Don Thompson

No. 83
- Position: Defensive end

Personal information
- Born: October 7, 1939 (age 86) Danville, Virginia
- Listed height: 6 ft 4 in (1.93 m)
- Listed weight: 240 lb (109 kg)

Career information
- High school: Danville (VA)
- College: Ferrum JC, Richmond

Career history
- Baltimore Colts (1962–1963); Philadelphia Eagles (1964); Harrisburg Capitol Colts (ACFL, 1968);
- Stats at Pro Football Reference

= Don Thompson (defensive end) =

American football player (born 1939)

Donald Wayne Thompson (born October 7, 1939) is an American former football defensive end who played professional football in the National Football League (NFL) for the Baltimore Colts (1962–1963) and the Philadelphia Eagles (1964)

==Early life==
A native of Buchanan County, Virginia, he attended Brosvillle High School in Danville, Virginia.
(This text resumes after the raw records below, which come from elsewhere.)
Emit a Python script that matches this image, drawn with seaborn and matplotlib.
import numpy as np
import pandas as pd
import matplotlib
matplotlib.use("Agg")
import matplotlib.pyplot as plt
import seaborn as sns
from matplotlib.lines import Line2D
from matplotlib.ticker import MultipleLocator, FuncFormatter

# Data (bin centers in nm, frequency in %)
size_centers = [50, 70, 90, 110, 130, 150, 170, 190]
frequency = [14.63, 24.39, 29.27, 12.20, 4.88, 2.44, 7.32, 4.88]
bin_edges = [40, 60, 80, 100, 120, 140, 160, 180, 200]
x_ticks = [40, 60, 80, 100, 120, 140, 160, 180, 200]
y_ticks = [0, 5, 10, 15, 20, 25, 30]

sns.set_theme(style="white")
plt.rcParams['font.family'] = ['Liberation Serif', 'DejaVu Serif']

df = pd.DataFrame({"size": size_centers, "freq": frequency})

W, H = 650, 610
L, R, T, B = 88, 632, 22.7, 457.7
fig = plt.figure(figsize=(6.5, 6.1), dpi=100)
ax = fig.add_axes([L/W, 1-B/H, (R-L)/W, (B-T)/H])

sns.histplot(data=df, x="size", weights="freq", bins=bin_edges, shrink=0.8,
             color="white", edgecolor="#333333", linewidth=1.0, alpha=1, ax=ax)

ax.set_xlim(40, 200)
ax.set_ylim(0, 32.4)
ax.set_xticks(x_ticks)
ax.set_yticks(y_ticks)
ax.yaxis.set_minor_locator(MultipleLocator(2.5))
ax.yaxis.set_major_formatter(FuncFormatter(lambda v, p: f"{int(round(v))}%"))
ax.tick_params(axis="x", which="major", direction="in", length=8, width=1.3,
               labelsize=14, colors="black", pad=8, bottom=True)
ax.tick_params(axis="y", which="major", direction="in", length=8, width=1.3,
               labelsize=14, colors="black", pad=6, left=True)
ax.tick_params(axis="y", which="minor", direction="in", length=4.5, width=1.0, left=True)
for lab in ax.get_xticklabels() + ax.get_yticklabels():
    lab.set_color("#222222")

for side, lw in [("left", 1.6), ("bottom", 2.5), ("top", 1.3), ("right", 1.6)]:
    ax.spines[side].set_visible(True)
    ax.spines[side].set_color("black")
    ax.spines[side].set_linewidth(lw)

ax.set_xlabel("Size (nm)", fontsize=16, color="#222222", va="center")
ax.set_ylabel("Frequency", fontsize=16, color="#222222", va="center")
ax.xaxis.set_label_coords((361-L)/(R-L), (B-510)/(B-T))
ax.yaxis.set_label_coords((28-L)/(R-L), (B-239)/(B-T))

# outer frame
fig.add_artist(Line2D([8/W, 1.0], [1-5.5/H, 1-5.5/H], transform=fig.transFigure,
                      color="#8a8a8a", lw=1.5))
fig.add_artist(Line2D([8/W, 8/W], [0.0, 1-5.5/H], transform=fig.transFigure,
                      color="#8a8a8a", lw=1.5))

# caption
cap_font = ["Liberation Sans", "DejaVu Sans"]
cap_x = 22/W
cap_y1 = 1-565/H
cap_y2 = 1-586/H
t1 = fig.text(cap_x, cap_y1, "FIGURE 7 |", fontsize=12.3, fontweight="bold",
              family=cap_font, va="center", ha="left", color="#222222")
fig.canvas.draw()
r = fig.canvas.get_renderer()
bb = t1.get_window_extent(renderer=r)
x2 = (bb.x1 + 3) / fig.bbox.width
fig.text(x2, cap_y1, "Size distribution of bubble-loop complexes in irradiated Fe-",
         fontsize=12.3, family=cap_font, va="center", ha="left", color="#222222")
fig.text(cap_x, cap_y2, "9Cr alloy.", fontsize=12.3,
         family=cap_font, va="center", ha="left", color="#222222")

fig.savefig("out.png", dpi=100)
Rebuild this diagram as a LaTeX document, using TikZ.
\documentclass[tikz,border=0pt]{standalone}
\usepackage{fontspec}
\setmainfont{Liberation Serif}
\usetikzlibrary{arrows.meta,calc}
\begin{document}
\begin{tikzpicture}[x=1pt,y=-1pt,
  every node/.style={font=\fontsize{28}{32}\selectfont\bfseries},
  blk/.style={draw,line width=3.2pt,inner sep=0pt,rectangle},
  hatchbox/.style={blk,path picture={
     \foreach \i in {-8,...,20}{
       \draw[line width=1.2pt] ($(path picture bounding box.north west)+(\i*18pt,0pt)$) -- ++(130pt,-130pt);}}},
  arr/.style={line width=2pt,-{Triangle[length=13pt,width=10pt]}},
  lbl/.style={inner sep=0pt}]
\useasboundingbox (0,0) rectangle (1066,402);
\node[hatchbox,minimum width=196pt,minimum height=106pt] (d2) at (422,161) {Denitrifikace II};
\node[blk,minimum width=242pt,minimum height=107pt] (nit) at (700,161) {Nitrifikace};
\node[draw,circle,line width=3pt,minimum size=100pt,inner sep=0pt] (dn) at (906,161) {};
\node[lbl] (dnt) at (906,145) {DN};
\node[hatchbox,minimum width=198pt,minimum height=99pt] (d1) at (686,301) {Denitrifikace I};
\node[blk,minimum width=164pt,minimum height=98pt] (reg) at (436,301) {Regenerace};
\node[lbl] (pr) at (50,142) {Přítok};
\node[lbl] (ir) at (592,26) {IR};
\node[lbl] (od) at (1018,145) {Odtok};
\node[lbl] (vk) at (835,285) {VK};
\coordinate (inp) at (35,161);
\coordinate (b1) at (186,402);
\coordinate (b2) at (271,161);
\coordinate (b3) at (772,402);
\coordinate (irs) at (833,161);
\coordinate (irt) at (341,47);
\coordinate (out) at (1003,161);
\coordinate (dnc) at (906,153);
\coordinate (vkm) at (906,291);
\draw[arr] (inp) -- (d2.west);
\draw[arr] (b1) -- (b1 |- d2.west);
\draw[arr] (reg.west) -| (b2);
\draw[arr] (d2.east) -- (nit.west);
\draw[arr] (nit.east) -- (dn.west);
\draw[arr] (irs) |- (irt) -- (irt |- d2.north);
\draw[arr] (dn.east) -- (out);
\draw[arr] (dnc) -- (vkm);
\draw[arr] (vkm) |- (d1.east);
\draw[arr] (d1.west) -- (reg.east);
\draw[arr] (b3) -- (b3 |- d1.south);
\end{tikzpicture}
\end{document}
He played college football at Ferrum Junior College in 1958 and 1959 and for the University of Richmond in 1960 and 1961.

==Professional football==
He was signed as a free agent by the Baltimore Colts in 1962 and was regarded as the team's "heir apparent to the great [Gino] Marchetti." He appeared in 10 games for the Colts in 1962, but his season ended in late November when he sustained a fractured elbow in a game against the Green Bay Packers. He returned from the injury in 1963, appearing in 14 games with the Colts.

In 1964, he joined the Philadelphia Eagles but appeared in only three games for the club.

Thompson also played in the Atlantic Coast Football League for the Harrisburg Capitol Colts during the 1968 season.